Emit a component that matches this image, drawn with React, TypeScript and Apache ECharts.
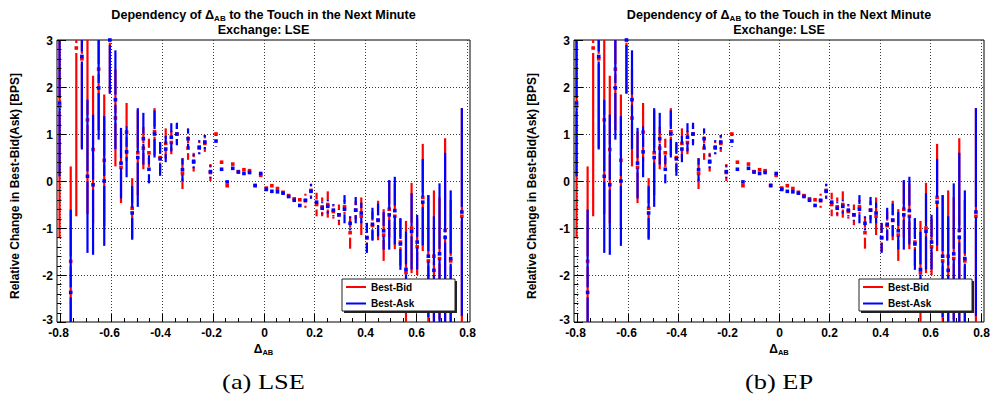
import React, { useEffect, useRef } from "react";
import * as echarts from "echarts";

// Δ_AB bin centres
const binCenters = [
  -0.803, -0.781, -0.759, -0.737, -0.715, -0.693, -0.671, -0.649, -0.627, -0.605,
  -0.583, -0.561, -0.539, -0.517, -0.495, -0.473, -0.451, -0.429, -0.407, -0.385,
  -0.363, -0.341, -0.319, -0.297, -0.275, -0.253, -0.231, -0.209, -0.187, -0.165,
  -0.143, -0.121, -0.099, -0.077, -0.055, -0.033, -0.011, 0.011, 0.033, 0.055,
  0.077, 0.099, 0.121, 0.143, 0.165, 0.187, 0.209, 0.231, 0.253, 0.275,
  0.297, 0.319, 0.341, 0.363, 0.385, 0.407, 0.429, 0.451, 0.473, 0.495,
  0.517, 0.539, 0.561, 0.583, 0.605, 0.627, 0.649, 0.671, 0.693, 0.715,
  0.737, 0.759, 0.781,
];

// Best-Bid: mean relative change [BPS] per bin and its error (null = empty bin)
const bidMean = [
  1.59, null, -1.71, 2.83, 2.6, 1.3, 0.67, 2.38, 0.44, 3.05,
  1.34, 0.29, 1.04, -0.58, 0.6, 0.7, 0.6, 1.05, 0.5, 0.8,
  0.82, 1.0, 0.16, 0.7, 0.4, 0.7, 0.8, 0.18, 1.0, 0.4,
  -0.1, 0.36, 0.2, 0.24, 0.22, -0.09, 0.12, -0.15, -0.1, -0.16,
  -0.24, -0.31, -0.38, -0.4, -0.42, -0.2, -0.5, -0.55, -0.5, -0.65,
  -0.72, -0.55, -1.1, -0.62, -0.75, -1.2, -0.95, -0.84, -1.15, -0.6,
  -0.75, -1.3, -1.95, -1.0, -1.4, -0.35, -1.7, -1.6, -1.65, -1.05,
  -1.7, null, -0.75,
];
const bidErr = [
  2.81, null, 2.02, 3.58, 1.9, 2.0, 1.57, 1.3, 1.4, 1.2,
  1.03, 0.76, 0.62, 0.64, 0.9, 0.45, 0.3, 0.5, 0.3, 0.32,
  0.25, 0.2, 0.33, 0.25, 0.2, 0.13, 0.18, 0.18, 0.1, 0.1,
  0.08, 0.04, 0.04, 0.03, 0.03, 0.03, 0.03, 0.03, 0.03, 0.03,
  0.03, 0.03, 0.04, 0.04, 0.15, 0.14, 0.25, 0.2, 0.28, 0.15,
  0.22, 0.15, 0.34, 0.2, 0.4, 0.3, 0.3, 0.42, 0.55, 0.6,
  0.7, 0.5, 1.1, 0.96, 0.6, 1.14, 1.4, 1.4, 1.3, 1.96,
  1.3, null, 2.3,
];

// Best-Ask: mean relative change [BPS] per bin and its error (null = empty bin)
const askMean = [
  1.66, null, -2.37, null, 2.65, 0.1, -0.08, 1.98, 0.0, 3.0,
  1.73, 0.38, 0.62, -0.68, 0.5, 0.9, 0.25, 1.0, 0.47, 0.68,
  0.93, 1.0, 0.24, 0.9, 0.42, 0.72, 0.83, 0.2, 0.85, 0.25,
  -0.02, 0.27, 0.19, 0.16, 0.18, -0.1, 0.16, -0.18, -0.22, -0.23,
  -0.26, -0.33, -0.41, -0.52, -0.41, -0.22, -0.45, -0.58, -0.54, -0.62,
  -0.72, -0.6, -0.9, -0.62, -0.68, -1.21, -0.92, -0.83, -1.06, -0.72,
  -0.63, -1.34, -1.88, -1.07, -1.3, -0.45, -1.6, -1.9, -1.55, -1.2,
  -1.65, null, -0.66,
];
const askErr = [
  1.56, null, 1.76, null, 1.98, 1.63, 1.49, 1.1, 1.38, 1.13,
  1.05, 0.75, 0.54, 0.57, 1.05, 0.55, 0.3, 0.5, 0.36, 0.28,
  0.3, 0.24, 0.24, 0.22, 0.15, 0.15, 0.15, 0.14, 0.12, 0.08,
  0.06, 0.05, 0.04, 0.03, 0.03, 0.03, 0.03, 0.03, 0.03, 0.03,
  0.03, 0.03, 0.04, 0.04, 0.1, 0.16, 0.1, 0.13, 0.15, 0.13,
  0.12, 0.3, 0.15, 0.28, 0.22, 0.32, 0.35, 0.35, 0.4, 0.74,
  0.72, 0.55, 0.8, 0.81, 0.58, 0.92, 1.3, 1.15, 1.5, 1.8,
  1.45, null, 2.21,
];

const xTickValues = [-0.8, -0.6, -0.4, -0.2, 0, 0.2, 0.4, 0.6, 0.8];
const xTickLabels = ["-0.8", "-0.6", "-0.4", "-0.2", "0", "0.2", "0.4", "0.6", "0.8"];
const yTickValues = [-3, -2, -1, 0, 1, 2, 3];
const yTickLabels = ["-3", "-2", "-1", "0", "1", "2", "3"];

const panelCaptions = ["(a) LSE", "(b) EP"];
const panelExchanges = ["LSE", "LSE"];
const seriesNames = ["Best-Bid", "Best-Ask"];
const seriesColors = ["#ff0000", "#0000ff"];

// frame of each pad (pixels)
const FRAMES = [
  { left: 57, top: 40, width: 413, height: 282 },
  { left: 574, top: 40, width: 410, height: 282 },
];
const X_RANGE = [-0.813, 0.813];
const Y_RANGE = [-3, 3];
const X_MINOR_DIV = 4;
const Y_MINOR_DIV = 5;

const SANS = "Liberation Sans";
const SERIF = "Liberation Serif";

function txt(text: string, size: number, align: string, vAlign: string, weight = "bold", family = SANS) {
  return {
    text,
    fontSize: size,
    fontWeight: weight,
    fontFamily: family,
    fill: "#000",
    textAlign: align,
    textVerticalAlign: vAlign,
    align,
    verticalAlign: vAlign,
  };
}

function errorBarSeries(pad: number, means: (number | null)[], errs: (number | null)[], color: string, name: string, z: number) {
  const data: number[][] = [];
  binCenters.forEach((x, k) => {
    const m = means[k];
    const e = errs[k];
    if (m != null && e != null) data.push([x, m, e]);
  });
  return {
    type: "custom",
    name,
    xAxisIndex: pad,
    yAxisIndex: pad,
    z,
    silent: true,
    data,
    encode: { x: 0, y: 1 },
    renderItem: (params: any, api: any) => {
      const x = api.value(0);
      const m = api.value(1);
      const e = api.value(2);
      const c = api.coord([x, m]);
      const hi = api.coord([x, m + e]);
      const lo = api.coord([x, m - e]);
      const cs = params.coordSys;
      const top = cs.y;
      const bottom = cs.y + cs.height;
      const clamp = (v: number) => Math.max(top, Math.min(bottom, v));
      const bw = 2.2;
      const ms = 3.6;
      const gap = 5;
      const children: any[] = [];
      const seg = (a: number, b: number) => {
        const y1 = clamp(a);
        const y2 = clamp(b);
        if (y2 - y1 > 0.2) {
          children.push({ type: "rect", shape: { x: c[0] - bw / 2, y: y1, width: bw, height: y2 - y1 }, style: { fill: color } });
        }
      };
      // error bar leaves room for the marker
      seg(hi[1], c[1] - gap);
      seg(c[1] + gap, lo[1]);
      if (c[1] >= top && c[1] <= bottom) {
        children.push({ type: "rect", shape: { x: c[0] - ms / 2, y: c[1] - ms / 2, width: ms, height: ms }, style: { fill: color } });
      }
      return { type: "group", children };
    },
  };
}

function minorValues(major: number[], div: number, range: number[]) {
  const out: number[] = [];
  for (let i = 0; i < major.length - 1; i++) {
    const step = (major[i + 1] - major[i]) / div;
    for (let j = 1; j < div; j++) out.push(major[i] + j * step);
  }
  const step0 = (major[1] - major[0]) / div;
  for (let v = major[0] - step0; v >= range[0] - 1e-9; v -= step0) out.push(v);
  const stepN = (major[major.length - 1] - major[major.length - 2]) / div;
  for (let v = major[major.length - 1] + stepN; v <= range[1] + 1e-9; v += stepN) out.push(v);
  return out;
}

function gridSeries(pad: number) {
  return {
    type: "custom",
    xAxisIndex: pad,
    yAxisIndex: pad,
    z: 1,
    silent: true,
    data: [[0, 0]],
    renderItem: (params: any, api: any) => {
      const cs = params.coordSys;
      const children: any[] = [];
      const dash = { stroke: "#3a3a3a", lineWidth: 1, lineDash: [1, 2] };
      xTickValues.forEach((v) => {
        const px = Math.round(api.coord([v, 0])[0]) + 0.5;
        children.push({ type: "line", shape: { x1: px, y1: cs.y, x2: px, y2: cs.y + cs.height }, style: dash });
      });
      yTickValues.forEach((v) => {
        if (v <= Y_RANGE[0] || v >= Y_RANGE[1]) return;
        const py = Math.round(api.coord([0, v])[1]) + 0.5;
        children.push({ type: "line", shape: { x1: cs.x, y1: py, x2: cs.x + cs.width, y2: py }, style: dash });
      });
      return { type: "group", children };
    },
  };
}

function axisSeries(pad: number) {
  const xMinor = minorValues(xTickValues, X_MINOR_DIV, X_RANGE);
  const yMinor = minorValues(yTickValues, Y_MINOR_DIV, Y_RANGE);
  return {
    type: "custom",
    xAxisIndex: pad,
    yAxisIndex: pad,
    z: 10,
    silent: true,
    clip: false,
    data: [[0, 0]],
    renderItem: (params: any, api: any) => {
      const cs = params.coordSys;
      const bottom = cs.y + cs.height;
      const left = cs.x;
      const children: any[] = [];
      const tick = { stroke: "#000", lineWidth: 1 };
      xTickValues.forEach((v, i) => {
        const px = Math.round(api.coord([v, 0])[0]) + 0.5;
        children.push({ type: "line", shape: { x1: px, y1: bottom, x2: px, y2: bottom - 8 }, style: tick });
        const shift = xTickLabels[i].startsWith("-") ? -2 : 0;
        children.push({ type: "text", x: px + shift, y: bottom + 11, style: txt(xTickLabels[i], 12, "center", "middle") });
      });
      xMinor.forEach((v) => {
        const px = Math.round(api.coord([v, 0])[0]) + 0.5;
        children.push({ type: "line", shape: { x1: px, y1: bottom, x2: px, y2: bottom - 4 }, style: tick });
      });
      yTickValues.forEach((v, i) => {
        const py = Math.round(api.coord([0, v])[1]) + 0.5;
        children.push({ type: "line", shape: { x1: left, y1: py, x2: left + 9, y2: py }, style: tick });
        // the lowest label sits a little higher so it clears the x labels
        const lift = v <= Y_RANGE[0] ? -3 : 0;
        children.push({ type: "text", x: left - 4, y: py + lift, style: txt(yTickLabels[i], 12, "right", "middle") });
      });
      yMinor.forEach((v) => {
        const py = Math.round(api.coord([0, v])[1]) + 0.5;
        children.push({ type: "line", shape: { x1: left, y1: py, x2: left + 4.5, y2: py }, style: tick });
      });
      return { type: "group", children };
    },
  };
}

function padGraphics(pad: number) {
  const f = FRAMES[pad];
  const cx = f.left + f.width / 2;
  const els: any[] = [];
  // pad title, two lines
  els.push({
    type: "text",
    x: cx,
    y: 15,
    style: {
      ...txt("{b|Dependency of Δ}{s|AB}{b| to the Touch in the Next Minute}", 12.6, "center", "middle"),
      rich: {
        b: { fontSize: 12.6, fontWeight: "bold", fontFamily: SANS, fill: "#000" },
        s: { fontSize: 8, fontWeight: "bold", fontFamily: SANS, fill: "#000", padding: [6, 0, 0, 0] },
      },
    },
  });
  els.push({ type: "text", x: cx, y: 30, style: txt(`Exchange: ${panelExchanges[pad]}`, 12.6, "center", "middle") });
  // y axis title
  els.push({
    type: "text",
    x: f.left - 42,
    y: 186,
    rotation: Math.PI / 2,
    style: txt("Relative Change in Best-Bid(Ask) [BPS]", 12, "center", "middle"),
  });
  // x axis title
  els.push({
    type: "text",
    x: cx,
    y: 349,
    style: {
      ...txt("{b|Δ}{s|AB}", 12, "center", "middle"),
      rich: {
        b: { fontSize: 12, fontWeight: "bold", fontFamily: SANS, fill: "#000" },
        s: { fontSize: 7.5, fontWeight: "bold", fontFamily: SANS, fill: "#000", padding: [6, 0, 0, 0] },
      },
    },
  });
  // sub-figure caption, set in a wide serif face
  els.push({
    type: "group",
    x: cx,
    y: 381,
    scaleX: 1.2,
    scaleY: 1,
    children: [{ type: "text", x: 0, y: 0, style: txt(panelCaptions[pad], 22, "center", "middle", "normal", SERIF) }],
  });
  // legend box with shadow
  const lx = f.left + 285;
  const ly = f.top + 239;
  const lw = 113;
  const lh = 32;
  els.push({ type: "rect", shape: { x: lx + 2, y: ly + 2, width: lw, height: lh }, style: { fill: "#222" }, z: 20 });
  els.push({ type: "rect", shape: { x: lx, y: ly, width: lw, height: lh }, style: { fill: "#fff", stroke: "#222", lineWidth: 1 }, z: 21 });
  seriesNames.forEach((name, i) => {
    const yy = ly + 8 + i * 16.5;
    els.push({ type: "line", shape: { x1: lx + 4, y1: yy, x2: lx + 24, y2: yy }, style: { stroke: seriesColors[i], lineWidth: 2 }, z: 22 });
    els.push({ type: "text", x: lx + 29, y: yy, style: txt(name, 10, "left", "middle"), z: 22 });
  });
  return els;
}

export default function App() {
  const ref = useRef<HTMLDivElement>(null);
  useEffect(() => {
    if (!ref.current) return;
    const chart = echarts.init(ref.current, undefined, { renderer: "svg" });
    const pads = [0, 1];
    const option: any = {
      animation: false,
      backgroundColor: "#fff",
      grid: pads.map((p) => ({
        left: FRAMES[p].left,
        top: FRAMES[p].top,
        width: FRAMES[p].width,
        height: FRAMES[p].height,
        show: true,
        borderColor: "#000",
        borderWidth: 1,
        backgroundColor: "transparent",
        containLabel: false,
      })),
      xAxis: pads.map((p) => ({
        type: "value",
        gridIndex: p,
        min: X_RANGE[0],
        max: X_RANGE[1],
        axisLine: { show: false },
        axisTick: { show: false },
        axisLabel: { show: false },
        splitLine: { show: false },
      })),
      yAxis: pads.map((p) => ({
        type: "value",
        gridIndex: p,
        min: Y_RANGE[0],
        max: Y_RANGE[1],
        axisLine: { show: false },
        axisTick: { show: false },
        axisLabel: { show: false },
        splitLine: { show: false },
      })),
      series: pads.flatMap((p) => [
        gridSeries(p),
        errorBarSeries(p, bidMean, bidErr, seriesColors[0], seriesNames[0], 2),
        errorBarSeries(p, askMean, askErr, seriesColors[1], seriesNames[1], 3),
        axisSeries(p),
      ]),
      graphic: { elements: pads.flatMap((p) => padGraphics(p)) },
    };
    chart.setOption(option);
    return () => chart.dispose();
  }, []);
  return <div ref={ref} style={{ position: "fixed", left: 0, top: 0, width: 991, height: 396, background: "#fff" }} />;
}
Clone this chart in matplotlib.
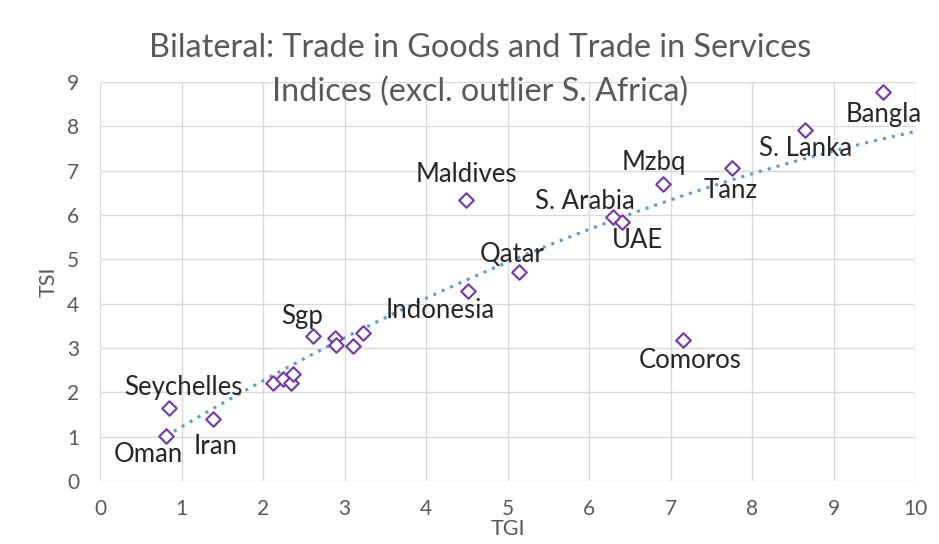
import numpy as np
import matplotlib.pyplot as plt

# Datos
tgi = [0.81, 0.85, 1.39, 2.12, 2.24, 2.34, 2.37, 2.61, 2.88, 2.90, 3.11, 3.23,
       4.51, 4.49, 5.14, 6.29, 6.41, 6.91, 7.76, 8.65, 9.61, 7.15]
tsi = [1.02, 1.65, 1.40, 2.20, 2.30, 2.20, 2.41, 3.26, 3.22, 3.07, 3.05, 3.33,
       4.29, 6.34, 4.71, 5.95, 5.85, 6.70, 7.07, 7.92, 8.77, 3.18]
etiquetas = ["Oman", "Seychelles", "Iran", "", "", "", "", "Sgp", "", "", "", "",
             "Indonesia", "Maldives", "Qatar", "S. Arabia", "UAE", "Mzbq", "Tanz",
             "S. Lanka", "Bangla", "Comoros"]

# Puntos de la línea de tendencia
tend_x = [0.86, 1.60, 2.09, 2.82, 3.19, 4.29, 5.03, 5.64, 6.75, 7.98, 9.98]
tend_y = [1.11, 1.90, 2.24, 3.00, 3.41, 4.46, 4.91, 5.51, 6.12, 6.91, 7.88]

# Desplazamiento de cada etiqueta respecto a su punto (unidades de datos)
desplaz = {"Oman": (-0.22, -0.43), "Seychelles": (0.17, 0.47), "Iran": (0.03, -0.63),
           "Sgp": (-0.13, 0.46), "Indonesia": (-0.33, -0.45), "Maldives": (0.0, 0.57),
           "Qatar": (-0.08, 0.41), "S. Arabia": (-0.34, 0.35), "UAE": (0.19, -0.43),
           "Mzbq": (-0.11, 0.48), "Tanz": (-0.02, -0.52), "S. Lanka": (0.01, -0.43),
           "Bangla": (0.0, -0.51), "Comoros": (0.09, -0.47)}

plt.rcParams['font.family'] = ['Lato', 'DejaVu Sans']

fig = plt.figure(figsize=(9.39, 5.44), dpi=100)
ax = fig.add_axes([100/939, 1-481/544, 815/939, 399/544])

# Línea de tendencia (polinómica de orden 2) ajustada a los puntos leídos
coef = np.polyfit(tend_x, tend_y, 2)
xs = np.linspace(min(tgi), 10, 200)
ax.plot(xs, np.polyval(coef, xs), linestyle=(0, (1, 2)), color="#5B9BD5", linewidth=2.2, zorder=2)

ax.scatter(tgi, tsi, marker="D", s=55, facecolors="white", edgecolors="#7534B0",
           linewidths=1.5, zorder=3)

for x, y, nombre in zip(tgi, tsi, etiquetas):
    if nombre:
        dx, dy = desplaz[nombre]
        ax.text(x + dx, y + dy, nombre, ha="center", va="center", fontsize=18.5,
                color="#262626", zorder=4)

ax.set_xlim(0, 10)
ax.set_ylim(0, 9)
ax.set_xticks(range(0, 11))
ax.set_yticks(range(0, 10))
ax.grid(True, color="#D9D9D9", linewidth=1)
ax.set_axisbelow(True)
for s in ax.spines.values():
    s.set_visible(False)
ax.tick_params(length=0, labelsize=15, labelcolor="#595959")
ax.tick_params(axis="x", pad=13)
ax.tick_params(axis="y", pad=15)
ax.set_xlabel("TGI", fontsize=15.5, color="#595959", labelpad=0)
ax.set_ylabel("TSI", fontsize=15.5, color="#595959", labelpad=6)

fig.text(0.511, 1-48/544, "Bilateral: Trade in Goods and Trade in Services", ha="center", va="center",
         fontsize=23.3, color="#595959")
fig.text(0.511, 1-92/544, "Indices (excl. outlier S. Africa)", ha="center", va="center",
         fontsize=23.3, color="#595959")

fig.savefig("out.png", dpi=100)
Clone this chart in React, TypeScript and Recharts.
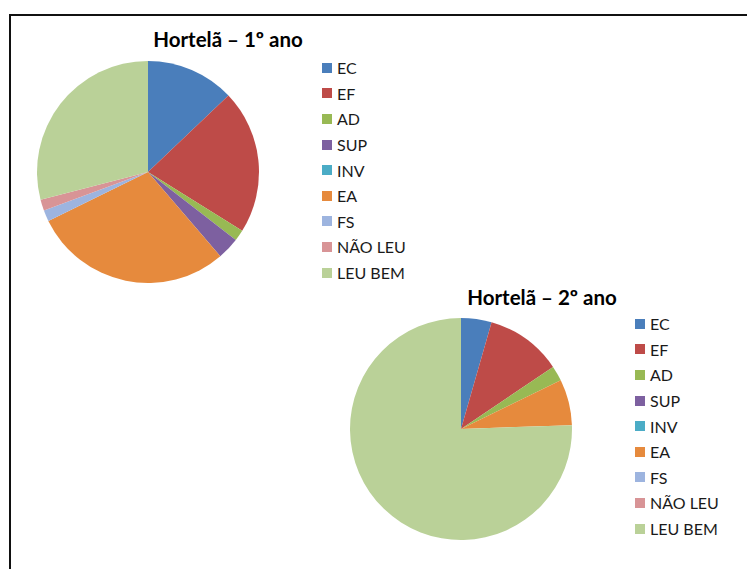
::::
-- Exercise --
Copy only what runs above from the line containing "Clone this chart in matplotlib." through the line containing "6.12, 6.91, 7.88]", exactly. Leave out the pictures.

-- Answer for the task --
Clone this chart in matplotlib.
import numpy as np
import matplotlib.pyplot as plt

# Datos
tgi = [0.81, 0.85, 1.39, 2.12, 2.24, 2.34, 2.37, 2.61, 2.88, 2.90, 3.11, 3.23,
       4.51, 4.49, 5.14, 6.29, 6.41, 6.91, 7.76, 8.65, 9.61, 7.15]
tsi = [1.02, 1.65, 1.40, 2.20, 2.30, 2.20, 2.41, 3.26, 3.22, 3.07, 3.05, 3.33,
       4.29, 6.34, 4.71, 5.95, 5.85, 6.70, 7.07, 7.92, 8.77, 3.18]
etiquetas = ["Oman", "Seychelles", "Iran", "", "", "", "", "Sgp", "", "", "", "",
             "Indonesia", "Maldives", "Qatar", "S. Arabia", "UAE", "Mzbq", "Tanz",
             "S. Lanka", "Bangla", "Comoros"]

# Puntos de la línea de tendencia
tend_x = [0.86, 1.60, 2.09, 2.82, 3.19, 4.29, 5.03, 5.64, 6.75, 7.98, 9.98]
tend_y = [1.11, 1.90, 2.24, 3.00, 3.41, 4.46, 4.91, 5.51, 6.12, 6.91, 7.88]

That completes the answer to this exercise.